Since I decided to take up the LSAT as my secondary occupation, I have felt a sudden lack of progress in my life and almost a letdown following a very important set of personal revelations. It's only getting worse this week as the countdown has reached T-minus one month until the big test and I've progressed only a few points since I started studying six months ago. Where is this test going to take me? Can my goals survive a disappointing test score? What do I know about being a lawyer?

This time of waiting has allowed a strong sense of self-doubt to creep back into my life. I am trying my best to stem this tide and prohibit it from seeping into my personal life, but I'm afraid that I am failing miserably at that too.

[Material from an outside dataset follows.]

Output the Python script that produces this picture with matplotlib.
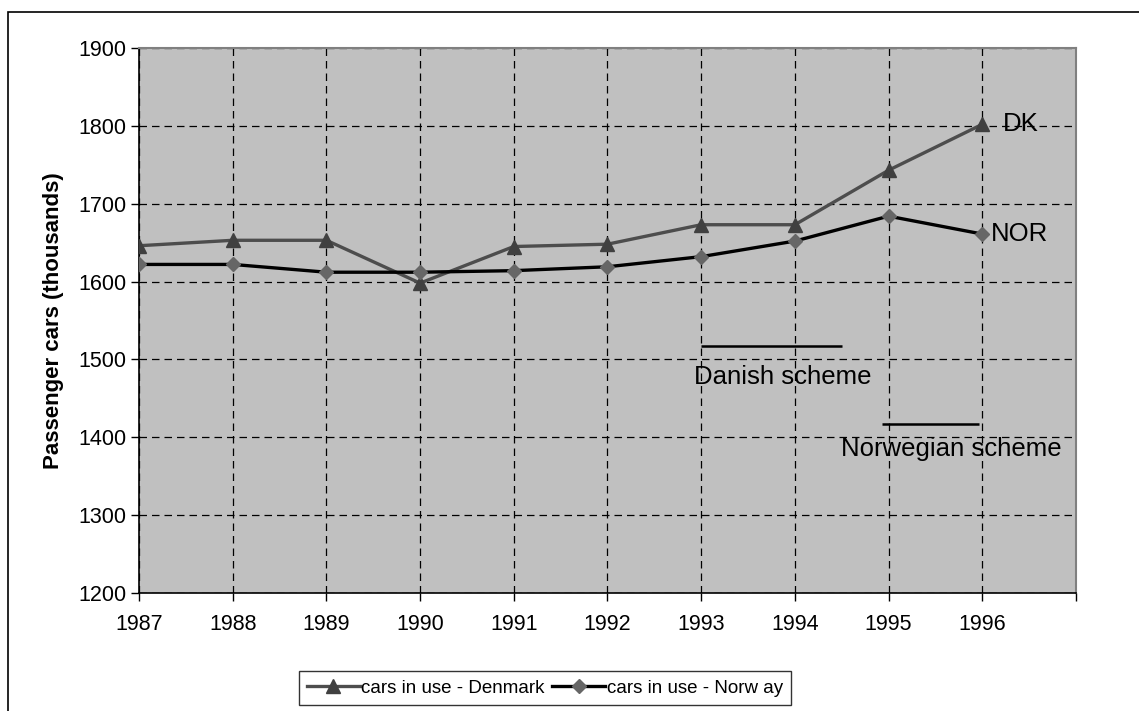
import matplotlib
matplotlib.use("Agg")
import matplotlib.pyplot as plt
from matplotlib.patches import Rectangle

plt.rcParams['font.family'] = ['Liberation Sans', 'DejaVu Sans']

years = [1987, 1988, 1989, 1990, 1991, 1992, 1993, 1994, 1995, 1996]
denmark = [1646, 1653, 1653, 1598, 1645, 1648, 1673, 1673, 1743, 1802]
norway = [1622, 1622, 1612, 1612, 1614, 1619, 1632, 1652, 1684, 1661]
x_ticks = list(range(1987, 1998))
x_tick_labels = [str(y) for y in range(1987, 1997)] + [""]
y_ticks = [1200, 1300, 1400, 1500, 1600, 1700, 1800, 1900]
label_dk = "cars in use - Denmark"
label_nor = "cars in use - Norw ay"
danish_scheme = (1993.0, 1994.5, 1517)
norwegian_scheme = (1994.93, 1995.96, 1417)

fig = plt.figure(figsize=(11.39, 7.11), dpi=100)
ax = fig.add_axes([0.122, 0.166, 0.8227, 0.7665])
ax.set_facecolor('#c0c0c0')

ax.plot(years, denmark, color='#4d4d4d', lw=2.4, marker='^', ms=10,
        mfc='#404040', mec='#404040', label=label_dk, zorder=4)
ax.plot(years, norway, color='#000000', lw=2.4, marker='D', ms=7.5,
        mfc='#666666', mec='#666666', label=label_nor, zorder=4)

ax.set_xlim(1987, 1997)
ax.set_ylim(1200, 1900)
ax.set_xticks(x_ticks)
ax.set_xticklabels(x_tick_labels)
ax.set_yticks(y_ticks)
ax.tick_params(axis='both', labelsize=15.5, direction='out', length=6, width=1, color='black')
ax.tick_params(axis='x', pad=9)
ax.tick_params(axis='y', pad=3)
ax.grid(True, color='black', linestyle=(0, (6, 4)), lw=0.9)
ax.set_axisbelow(True)
for s in ['left', 'bottom']:
    ax.spines[s].set_color('black')
    ax.spines[s].set_linewidth(1.2)
for s in ['top', 'right']:
    ax.spines[s].set_color('#808080')
    ax.spines[s].set_linewidth(1.5)

ax.set_ylabel('Passenger cars (thousands)', fontsize=16, fontweight='bold', labelpad=10)

# annotations
ax.hlines(danish_scheme[2], danish_scheme[0], danish_scheme[1], color='black', lw=1.8, zorder=3)
ax.text(1992.92, 1478, 'Danish scheme', fontsize=18.5, va='center', ha='left')
ax.hlines(norwegian_scheme[2], norwegian_scheme[0], norwegian_scheme[1], color='black', lw=1.8, zorder=3)
ax.text(1994.49, 1385, 'Norwegian scheme', fontsize=18.5, va='center', ha='left')
ax.text(1996.22, 1802, 'DK', fontsize=18.5, va='center', ha='left')
ax.text(1996.09, 1661, 'NOR', fontsize=18.5, va='center', ha='left')

leg = fig.legend(loc='center', bbox_to_anchor=(0.4785, 0.032), ncol=2, fontsize=13.5,
                 frameon=True, fancybox=False, edgecolor='black', handlelength=2.8,
                 handletextpad=0.1, columnspacing=0.4, borderpad=0.45, borderaxespad=0)
leg.get_frame().set_linewidth(1.0)

# outer frame
fig.patches.append(Rectangle((8 / 1139, -0.1), 1.2, 1 - 12 / 711 + 0.1, transform=fig.transFigure,
                             fill=False, edgecolor='black', lw=1.2))

fig.savefig('out.png', dpi=100)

It is during these times where I really wish that I believed in pre-destination. I wish that God forced us down a particular, well-lit path through a beautiful safe neighborhood. It doesn't quite work out that way, however. I feel like instead of that path, I'm standing still, in a dark room with a small distant light in the distance.

I don't believe in limbo either, but, I can now understand what it feels like to spend time there. I will keep praying for patience and for guidance and I ask for yours' as well. I have faith that, with God's help, I will get out of this rut and my path will become clearer after my test, but in the meantime, I must keep my eyes on that light and keep moving my legs towards it.

1 comment:

Amy said...

Limbo. I so understand that! But I don't believe in predestination either, as much as I'd like to. What I do believe is that there isn't always a right path and a wrong path. Sometimes there's just a better one, sometimes there's a best one, and we just need to pick one. This is good news and bad news. Bad news: having to pick is hard, and thinking that one path is right and one is wrong sometimes makes it easier. But life isn't black and white like that. Good news: Whatever happens, whatever you choose, God can work it out for the good. I'll be praying for you as you work out what you want to be doing next, Joe!